Once again, a little later than this, he was called on to preside at a dinner of the Civil Service Reform Association, and something of what he then said may be quoted as showing how hope and courage came to the front with him when great national issues were in question. “If I am sometimes inclined to fancy,” he then said, “as old men will, that the world I see about me is not so pleasant as that on which my eyes first opened, yet I am bound to admit on cross-examining myself, that it is on the whole a better world, better especially in the wider distribution of the civilized and civilizing elements which compose it, better for the increased demands made upon it by those who were once dumb and helpless and for their increasing power to enforce those demands. But every advance in the right direction which I have witnessed has seemed painfully slow. And painfully slow it was, if measured, as we are apt to measure, by the standard of our own little lives, and not, as we should, by that larger life of the community which can afford to wait.

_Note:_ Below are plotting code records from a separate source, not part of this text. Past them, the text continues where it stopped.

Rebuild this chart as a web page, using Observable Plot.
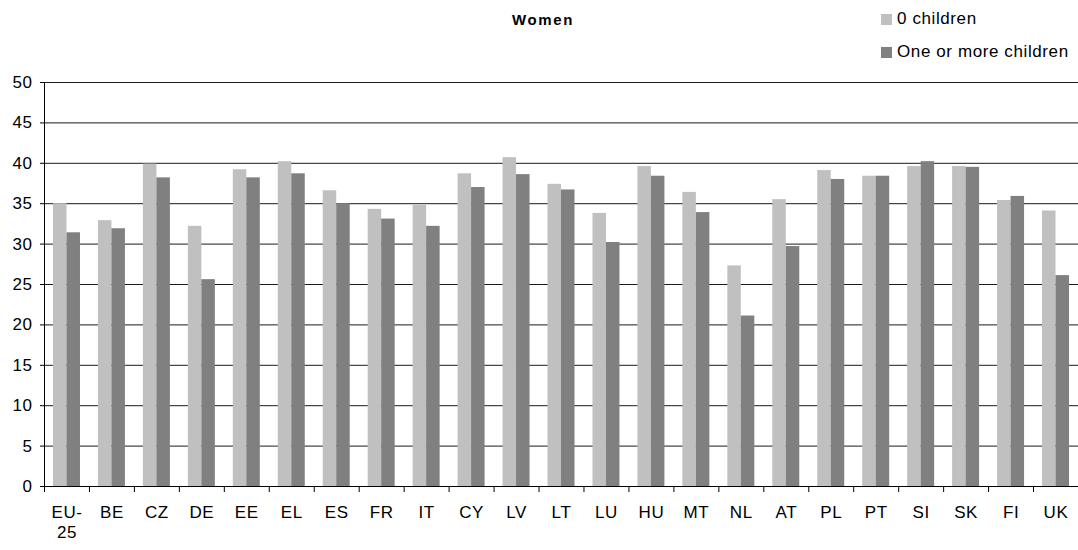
<!DOCTYPE html>
<html>
<head>
<meta charset="utf-8">
<script src="https://cdn.jsdelivr.net/npm/d3@7"></script>
<script src="https://cdn.jsdelivr.net/npm/@observablehq/plot@0.6"></script>
<style>
  body { margin: 0; background: #fff; }
  #wrap { position: relative; width: 1078px; height: 550px; font-family: Arial, "Liberation Sans", sans-serif; color: #000; }
  #title { position: absolute; left: 0; width: 1086px; top: 12px; text-align: center; font-weight: bold; font-size: 15px; line-height: 15px; letter-spacing: 1.6px; }
  .leg { position: absolute; left: 881px; font-size: 17px; line-height: 17px; letter-spacing: 0.6px; white-space: nowrap; }
  .leg span.sw { display: inline-block; width: 11px; height: 11px; margin-right: 5px; vertical-align: -1px; }
  #chart { position: absolute; left: 0; top: 70px; }
  #chart svg { font-family: Arial, "Liberation Sans", sans-serif; letter-spacing: 0.6px; }
</style>
</head>
<body>
<div id="wrap">
  <div id="title"></div>
  <div class="leg" id="leg0" style="top:10px"></div>
  <div class="leg" id="leg1" style="top:43px"></div>
  <div id="chart"></div>
</div>
<script>
// ---- data ----
const titleText = "Women";
const categories = ["EU-25","BE","CZ","DE","EE","EL","ES","FR","IT","CY","LV","LT","LU","HU","MT","NL","AT","PL","PT","SI","SK","FI","UK"];
const categoryLabels = ["EU-\n25","BE","CZ","DE","EE","EL","ES","FR","IT","CY","LV","LT","LU","HU","MT","NL","AT","PL","PT","SI","SK","FI","UK"];
const seriesNames = ["0 children", "One or more children"];
const seriesColors = ["#c0c0c0", "#808080"];
const noChildren   = [35.0,32.9,39.9,32.2,39.2,40.2,36.6,34.3,34.8,38.7,40.7,37.4,33.8,39.6,36.4,27.3,35.5,39.1,38.4,39.6,39.6,35.4,34.1];
const withChildren = [31.4,31.9,38.2,25.6,38.2,38.7,35.0,33.1,32.2,37.0,38.6,36.7,30.2,38.4,33.9,21.1,29.7,38.0,38.4,40.2,39.5,35.9,26.1];
const yTicks = [0,5,10,15,20,25,30,35,40,45,50];

// ---- header ----
document.getElementById("title").textContent = titleText;
seriesNames.forEach((name, i) => {
  const el = document.getElementById("leg" + i);
  const sw = document.createElement("span");
  sw.className = "sw";
  sw.style.background = seriesColors[i];
  el.appendChild(sw);
  el.appendChild(document.createTextNode(name));
});

// ---- chart ----
const W = 1078, H = 480, mL = 44, mR = 0, mT = 12, mB = 64;
const bw = (W - mL - mR) / categories.length;
const barW = 13.5;
const labelOf = new Map(categories.map((c, i) => [c, categoryLabels[i]]));

const rows0 = categories.map((c, i) => ({cat: c, v: noChildren[i]}));
const rows1 = categories.map((c, i) => ({cat: c, v: withChildren[i]}));

const chart = Plot.plot({
  width: W, height: H,
  marginLeft: mL, marginRight: mR, marginTop: mT, marginBottom: mB,
  style: {fontSize: "17px", fontFamily: "Arial, 'Liberation Sans', sans-serif", background: "#fff", color: "#000"},
  x: {type: "band", domain: categories, padding: 0, round: false, label: null},
  y: {domain: [0, 50], label: null, ticks: yTicks},
  marks: [
    Plot.ruleY(yTicks.filter(t => t > 0), {stroke: "#1a1a1a", strokeWidth: 1}),
    Plot.barY(rows0, {x: "cat", y: "v", fill: seriesColors[0], insetLeft: bw / 2 - barW, insetRight: bw / 2}),
    Plot.barY(rows1, {x: "cat", y: "v", fill: seriesColors[1], insetLeft: bw / 2, insetRight: bw / 2 - barW}),
    Plot.ruleY([0], {stroke: "#000", strokeWidth: 1}),
    Plot.frame({anchor: "left", stroke: "#000"}),
    Plot.axisY({ticks: yTicks, tickSize: 4, tickPadding: 8, stroke: "#000", label: null, tickFormat: d => String(d)}),
    Plot.axisX({tickSize: 6, text: null, dx: -bw / 2, stroke: "#000", label: null}),
    Plot.axisX({tickSize: 0, tickPadding: 17, lineHeight: 1.2, tickFormat: d => labelOf.get(d), label: null})
  ]
});
document.getElementById("chart").appendChild(chart);
</script>
</body>
</html>
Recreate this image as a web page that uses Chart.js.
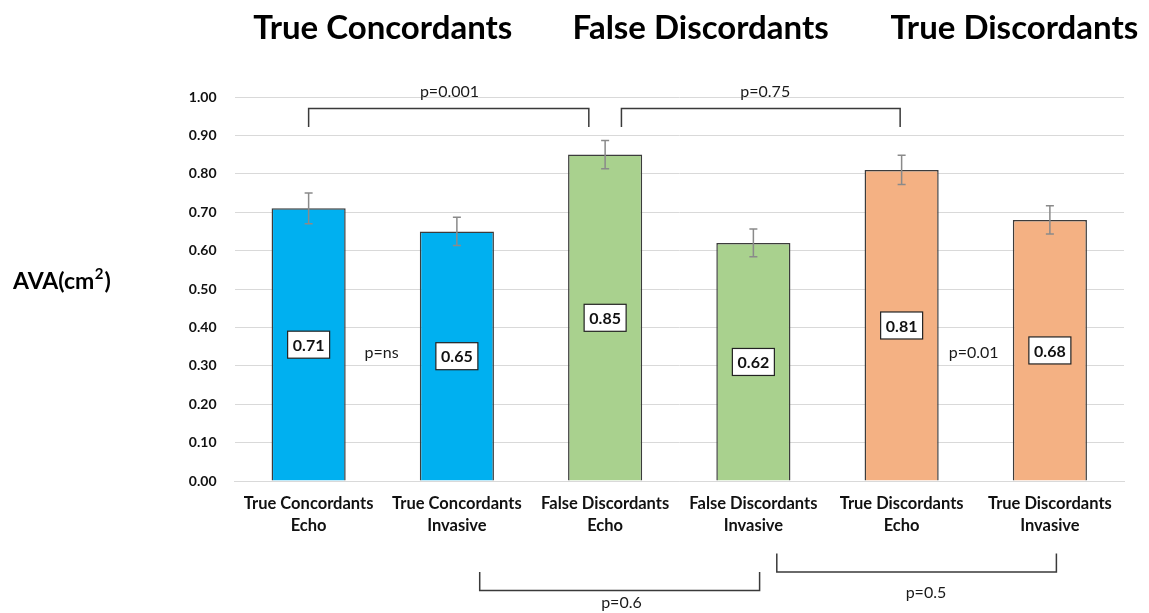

“Every reform like that in which we are interested has to contend with vested interests, and of all vested interests abuses are those which are most adroit in putting a specious gloss on their monopolies and most unscrupulous as to the weapons to be used in their defence. The evil system which we would fain replace with a better has gone on so long that it almost seems part of the order of nature. It is a barbarous and dangerous system. When I was in Spain I saw reason to think that the decay of that noble nation, due, no doubt, to many causes, was due above all to a Civil Service like our own that had gone farther on the inevitable road which ours is going.
“It should seem that a reform like ours, so reasonable, so convenient, so economical, would at once commend itself to the good sense of the people. And I think there are manifest signs that it is more and more so commending itself. The humanity of our day is willing (as our ancestors were not) that the state should support its inefficient members. But did humorist ever conceive a more wasteful way of supporting them than by paying them salaries for performing ill the minor and more mechanical functions of government, thus making this inefficiency costly to every one of us in his daily affairs? Even supposing them capable of becoming efficient, the chances are that, just when they have learned their business, they will be dismissed to make room for other apprentices to pass through the same routine. My own experience has convinced me that not only our social credit, but our business interests have suffered greatly by the theory still more or less prevalent that a man good for nothing else was just the thing for one of the smaller foreign consulates.”